Hacker News new | ask | show | jobs
by nikeee 203 days ago
GCC also has an extension to support references to other parameters of the function:

    #include <stddef.h>
    void foo(size_t n, int b[static n]);
https://godbolt.org/z/c4o7hGaG1

It is not limited to compile-time constants.

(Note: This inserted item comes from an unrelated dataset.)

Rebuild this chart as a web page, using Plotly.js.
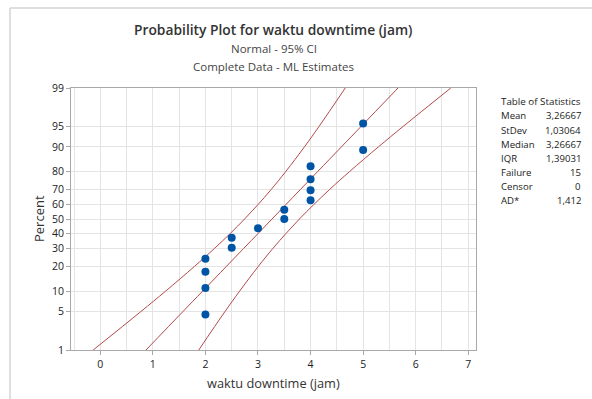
<!DOCTYPE html>
<html>
<head>
<meta charset="utf-8">
<script src="https://cdn.plot.ly/plotly-3.0.1.min.js"></script>
<style>html,body{margin:0;padding:0;background:#fff;}#chart{width:592px;height:399px;}</style>
</head>
<body>
<div id="chart"></div>
<script>
// ---- data ----
const dataX = [2, 2, 2, 2, 2.5, 2.5, 3, 3.5, 3.5, 4, 4, 4, 4, 5, 5];
const dataPct = [4.5, 11.0, 17.5, 24.0, 30.5, 37.0, 43.5, 50.0, 56.5, 63.0, 69.5, 76.0, 82.5, 89.0, 95.5];

const linePct = [1, 5, 10, 20, 30, 40, 50, 60, 70, 80, 90, 95, 99];
const fitX   = [0.869, 1.571, 1.946, 2.399, 2.726, 3.006, 3.267, 3.528, 3.807, 4.134, 4.588, 4.962, 5.664];
const ciLeftX  = [-0.135, 0.771, 1.242, 1.792, 2.170, 2.476, 2.745, 2.998, 3.251, 3.527, 3.884, 4.162, 4.660];
const ciRightX = [1.873, 2.371, 2.650, 3.006, 3.282, 3.536, 3.788, 4.058, 4.363, 4.741, 5.292, 5.762, 6.668];

const yTickPct = [1, 5, 10, 20, 30, 40, 50, 60, 70, 80, 90, 95, 99];
const xTickVals = [0, 1, 2, 3, 4, 5, 6, 7];

const statLabels = ["Mean", "StDev", "Median", "IQR", "Failure", "Censor", "AD*"];
const statValues = ["3,26667", "1,03064", "3,26667", "1,39031", "15", "0", "1,412"];

// ---- probability (normal) scale: percent -> z ----
function normInv(p) {
  const a = [-3.969683028665376e+01, 2.209460984245205e+02, -2.759285104469687e+02, 1.383577518672690e+02, -3.066479806614716e+01, 2.506628277459239e+00];
  const b = [-5.447609879822406e+01, 1.615858368580409e+02, -1.556989798598866e+02, 6.680131188771972e+01, -1.328068155288572e+01];
  const c = [-7.784894002430293e-03, -3.223964580411365e-01, -2.400758277161838e+00, -2.549732539343734e+00, 4.374664141464968e+00, 2.938163982698783e+00];
  const d = [7.784695709041462e-03, 3.224671290700398e-01, 2.445134137142996e+00, 3.754408661907416e+00];
  const pl = 0.02425, ph = 1 - pl;
  let q, r;
  if (p < pl) { q = Math.sqrt(-2 * Math.log(p)); return (((((c[0]*q+c[1])*q+c[2])*q+c[3])*q+c[4])*q+c[5]) / ((((d[0]*q+d[1])*q+d[2])*q+d[3])*q+1); }
  if (p <= ph) { q = p - 0.5; r = q*q; return (((((a[0]*r+a[1])*r+a[2])*r+a[3])*r+a[4])*r+a[5])*q / (((((b[0]*r+b[1])*r+b[2])*r+b[3])*r+b[4])*r+1); }
  q = Math.sqrt(-2 * Math.log(1 - p)); return -(((((c[0]*q+c[1])*q+c[2])*q+c[3])*q+c[4])*q+c[5]) / ((((d[0]*q+d[1])*q+d[2])*q+d[3])*q+1);
}
const z = pct => normInv(pct / 100);

const FONT = '"Open Sans", "Noto Sans", sans-serif';
const LINE_COLOR = '#b44a4a';

const lineTrace = (xs) => ({
  x: xs, y: linePct.map(z), type: 'scatter', mode: 'lines',
  line: {color: LINE_COLOR, width: 1, shape: 'spline'}, hoverinfo: 'skip', showlegend: false
});

const traces = [
  lineTrace(ciLeftX),
  lineTrace(fitX),
  lineTrace(ciRightX),
  {
    x: dataX, y: dataPct.map(z), type: 'scatter', mode: 'markers',
    marker: {color: '#0054a6', size: 8}, showlegend: false
  }
];

// geometry helpers (paper coords; plot area 71..476 x, 88..350 y)
const L = 71, R = 476, T = 88, B = 350;
const px = v => (v - L) / (R - L);
const py = v => (B - v) / (B - T);

const annotations = [
  {text: 'Probability Plot for waktu downtime (jam)', x: 0.5, y: py(30), xref: 'paper', yref: 'paper', showarrow: false,
   font: {family: FONT, size: 13.8, color: '#333', weight: 600}, xanchor: 'center', yanchor: 'middle'},
  {text: 'Normal - 95% CI', x: 0.5, y: py(48.5), xref: 'paper', yref: 'paper', showarrow: false,
   font: {family: FONT, size: 11.5, color: '#444'}, xanchor: 'center', yanchor: 'middle'},
  {text: 'Complete Data - ML Estimates', x: 0.5, y: py(66), xref: 'paper', yref: 'paper', showarrow: false,
   font: {family: FONT, size: 11.5, color: '#444'}, xanchor: 'center', yanchor: 'middle'},
  {text: 'Table of Statistics', x: px(541), y: py(101.5), xref: 'paper', yref: 'paper', showarrow: false,
   font: {family: FONT, size: 9.8, color: '#222'}, xanchor: 'center', yanchor: 'middle'},
  {text: 'Percent', x: px(39), y: py(219), xref: 'paper', yref: 'paper', showarrow: false, textangle: -90,
   font: {family: FONT, size: 13, color: '#333'}, xanchor: 'center', yanchor: 'middle'},
  {text: 'waktu downtime (jam)', x: px(273), y: py(383), xref: 'paper', yref: 'paper', showarrow: false,
   font: {family: FONT, size: 12.8, color: '#333'}, xanchor: 'center', yanchor: 'middle'}
];
statLabels.forEach((lab, i) => {
  const yy = py(116 + i * 14.15);
  annotations.push({text: lab, x: px(499), y: yy, xref: 'paper', yref: 'paper', showarrow: false,
    font: {family: FONT, size: 9.6, color: '#222'}, xanchor: 'left', yanchor: 'middle'});
  annotations.push({text: statValues[i], x: px(583), y: yy, xref: 'paper', yref: 'paper', showarrow: false,
    font: {family: FONT, size: 9.6, color: '#222'}, xanchor: 'right', yanchor: 'middle'});
});

const layout = {
  width: 592, height: 399,
  margin: {l: L, r: 592 - R, t: T, b: 399 - B, pad: 0},
  paper_bgcolor: '#fff', plot_bgcolor: '#fff',
  font: {family: FONT, size: 10, color: '#333'},
  showlegend: false,
  xaxis: {
    range: [-0.557, 7.147], tickvals: xTickVals, ticktext: xTickVals.map(String),
    showgrid: true, gridcolor: '#e4e4e4', gridwidth: 1,
    minor: {dtick: 0.5, tick0: 0, showgrid: true, gridcolor: '#e4e4e4', gridwidth: 1, ticks: ''},
    zeroline: false, showline: true, linecolor: '#a8a8a8', linewidth: 1, mirror: true,
    ticks: 'outside', ticklen: 4, tickcolor: '#a8a8a8',
    tickfont: {family: FONT, size: 10.5, color: '#222'}
  },
  yaxis: {
    range: [z(1), z(99)], tickvals: yTickPct.map(z), ticktext: yTickPct.map(String),
    showgrid: true, gridcolor: '#e4e4e4', gridwidth: 1,
    zeroline: false, showline: true, linecolor: '#a8a8a8', linewidth: 1, mirror: true,
    ticks: 'outside', ticklen: 4, tickcolor: '#a8a8a8',
    tickfont: {family: FONT, size: 10.5, color: '#222'}
  },
  annotations: annotations,
  shapes: [
    {type: 'line', xref: 'paper', yref: 'paper', x0: px(10), x1: px(592), y0: py(8), y1: py(8), line: {color: '#d4d4d4', width: 1.5}},
    {type: 'line', xref: 'paper', yref: 'paper', x0: px(10), x1: px(10), y0: py(8), y1: py(399), line: {color: '#d4d4d4', width: 1.5}}
  ]
};

Plotly.newPlot('chart', traces, layout, {staticPlot: true, displayModeBar: false});
</script>
</body>
</html>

Doesn't work in clang, sadly.

2 comments

Clang is working on a different version with annotations https://www.open-std.org/jtc1/sc22/wg14/www/docs/n3656.pdf
It also only works with that order, not if the size is after the array :(
No, you can predeclare the size; this compiles with no warnings:

    #include <string.h>
    #include <unistd.h>

    void foo(size_t n; const char s[static n], size_t n)
    {
      write(1, s, n);
    }

    int main(int argc, char **argv)
    {
      foo("hello, ", 7);
      if (argc > 1) foo(argv[1], strlen(argv[1]));
      foo("\n", 1);
      return 0;
    }
However, it still compiles with no warnings if you change 7 to 10!

Clang does not support this syntax.

It does warn: https://godbolt.org/z/Gj54f8313

It did not in GCC 13, but I fixed this bug.

Thank you very much! I tested with GCC 12.